Since its introduction, Hawk-Eye in tennis has become synonymous with the game. The clapping of the crowd, followed by the animated replay showing the ball pitch, has provided plenty of memorable moments and close calls in the Grand Slams.
How Does the Technology Work?
All of the flight paths, bounce areas and court lines you see on a Hawk-Eye television replay are the result of ten cameras and a team of up to 26 operators.
The system on triangulation, data and angles of the field of play is used to get an accurate reading of ball flight and projected bounce placement. This is then relayed into an animation replay and displayed on television screens to show umpires, players and spectators the estimate of where a ball will land.
Although spectators only see the Hawk-Eye path through the animation replay when a player challenges a call, the system is used for every shot played during a match.

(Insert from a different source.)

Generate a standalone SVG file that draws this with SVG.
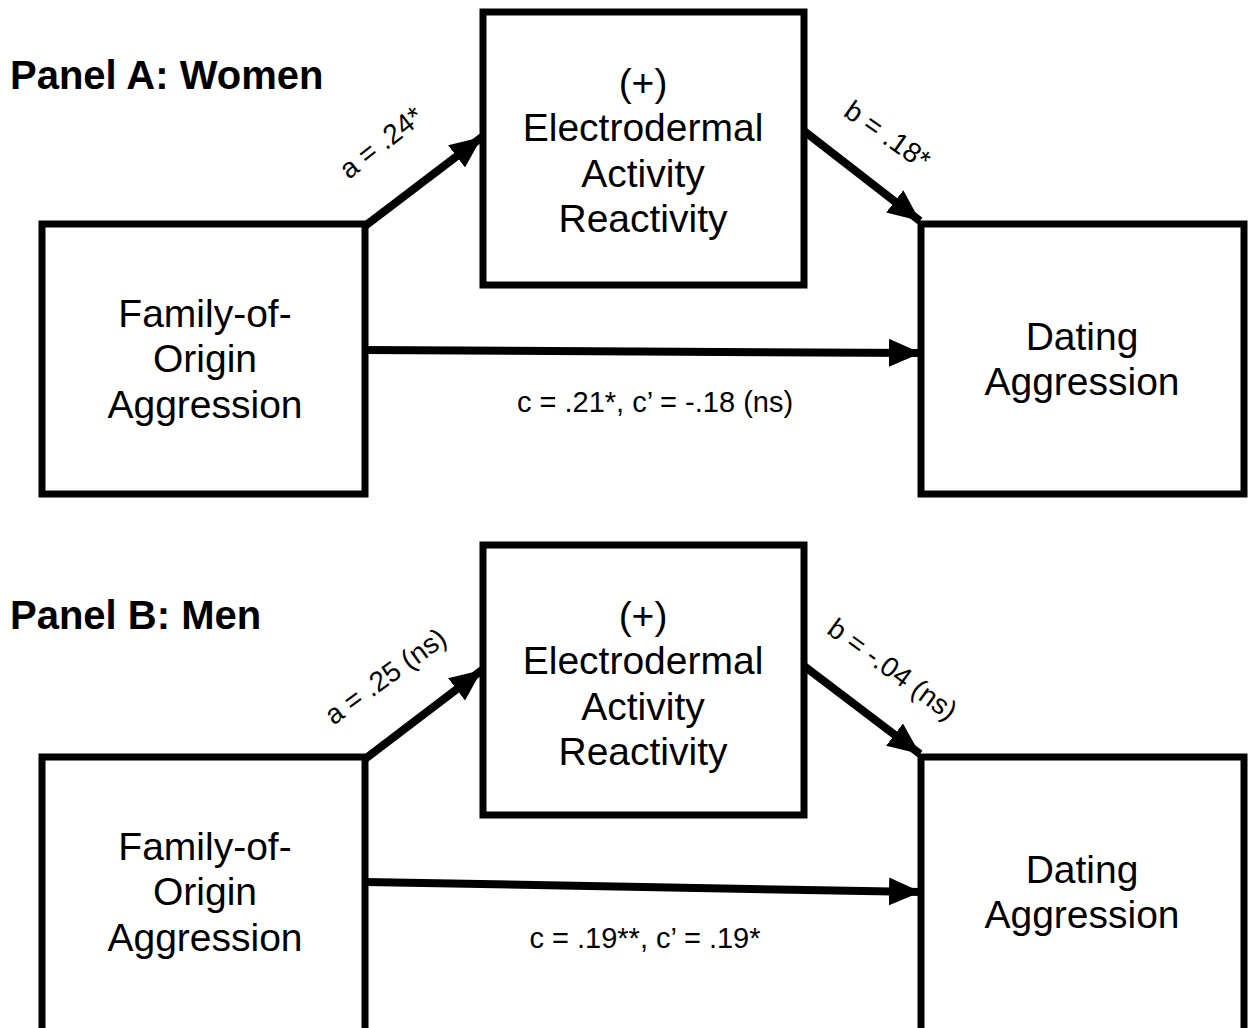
<svg xmlns="http://www.w3.org/2000/svg" width="1254" height="1028" viewBox="0 0 1254 1028">
<style>
.box{fill:#fff;stroke:#000;stroke-width:7}
.lbl{font-family:"Liberation Sans",Arial,sans-serif;font-size:39px;fill:#000;text-anchor:middle}
.ttl{font-family:"Liberation Sans",Arial,sans-serif;font-size:40px;font-weight:bold;fill:#000}
.coef{font-family:"Liberation Sans",Arial,sans-serif;font-size:29px;fill:#000;text-anchor:middle}
.rot{font-family:"Liberation Sans",Arial,sans-serif;font-size:28px;fill:#000;text-anchor:middle}
.arr{stroke:#000;stroke-width:8;fill:none;marker-end:url(#ah)}
</style>
<defs>
<marker id="ah" markerUnits="userSpaceOnUse" markerWidth="34" markerHeight="30" refX="32" refY="14" orient="auto">
<path d="M0,0 L32,14 L0,28 Z" fill="#000"/>
</marker>
</defs>
<rect width="1254" height="1028" fill="#fff"/>
<text class="ttl" x="10" y="89">Panel A: Women</text>
<text class="ttl" x="10" y="629">Panel B: Men</text>
<g id="connectors">
<path class="arr" d="M365,226 L482,137"/>
<path class="arr" d="M804,131 L920,221"/>
<path class="arr" d="M365,350 L921,353"/>
<path class="arr" d="M365,759 L482,670"/>
<path class="arr" d="M804,666 L920,754"/>
<path class="arr" d="M365,882 L921,892"/>
<text class="rot" transform="rotate(-38 387 150)" x="387" y="150">a = .24*</text>
<text class="rot" transform="rotate(35 882 143)" x="882" y="143">b = .18*</text>
<text class="coef" x="655" y="412">c = .21*, c’ = -.18 (ns)</text>
<text class="rot" transform="rotate(-36 391 684)" x="391" y="684">a = .25 (ns)</text>
<text class="rot" transform="rotate(36 887 677)" x="887" y="677">b = -.04 (ns)</text>
<text class="coef" x="645" y="948">c = .19**, c’ = .19*</text>
</g>
<g id="a_family">
<rect class="box" x="42" y="224" width="323" height="270"/>
<text class="lbl" x="205" y="327">Family-of-</text>
<text class="lbl" x="205" y="372">Origin</text>
<text class="lbl" x="205" y="418">Aggression</text>
</g>
<g id="a_eda">
<rect class="box" x="483" y="12" width="321" height="273"/>
<text class="lbl" x="643" y="96">(+)</text>
<text class="lbl" x="643" y="141">Electrodermal</text>
<text class="lbl" x="643" y="187">Activity</text>
<text class="lbl" x="643" y="232">Reactivity</text>
</g>
<g id="a_dating">
<rect class="box" x="921" y="224" width="323" height="270"/>
<text class="lbl" x="1082" y="350">Dating</text>
<text class="lbl" x="1082" y="395">Aggression</text>
</g>
<g id="b_family">
<rect class="box" x="42" y="757" width="323" height="280"/>
<text class="lbl" x="205" y="860">Family-of-</text>
<text class="lbl" x="205" y="905">Origin</text>
<text class="lbl" x="205" y="951">Aggression</text>
</g>
<g id="b_eda">
<rect class="box" x="483" y="545" width="321" height="270"/>
<text class="lbl" x="643" y="629">(+)</text>
<text class="lbl" x="643" y="674">Electrodermal</text>
<text class="lbl" x="643" y="720">Activity</text>
<text class="lbl" x="643" y="765">Reactivity</text>
</g>
<g id="b_dating">
<rect class="box" x="921" y="757" width="323" height="280"/>
<text class="lbl" x="1082" y="883">Dating</text>
<text class="lbl" x="1082" y="928">Aggression</text>
</g>
</svg>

The system is also used to collect data on player performance and for media teams to provide analysis and commentary.
The Accuracy of Hawk-Eye in Tennis
Although the majority of professional tennis competitions now use Hawk-Eye to support player challenges and to help officials, it is not seen as a necessary feature by some event organisers.
Most notably, the clay court competitions, including the Grand Slam even of Roland Garros, do not use Hawk-Eye. Instead, the line judges and umpires rely on ball marking left on the surface rather than the animated tracking technology.
This has caused some division among players, with Novak Djokovic incensed at a supposedly wrong decision at the 2023 Monte Carlo Masters. In contrast, others like Ons Jabeur have found the humorous side and feel it brings out the competitive nature in some players on clay.
But with a margin of error of around 3.6 millimetres, Hawk-Eye is an incredibly accurate system. Also, its long-standing foundations in tennis means that the technology is now part of the game and it is relied upon so heavily that any change to the system seems unlikely in the near future.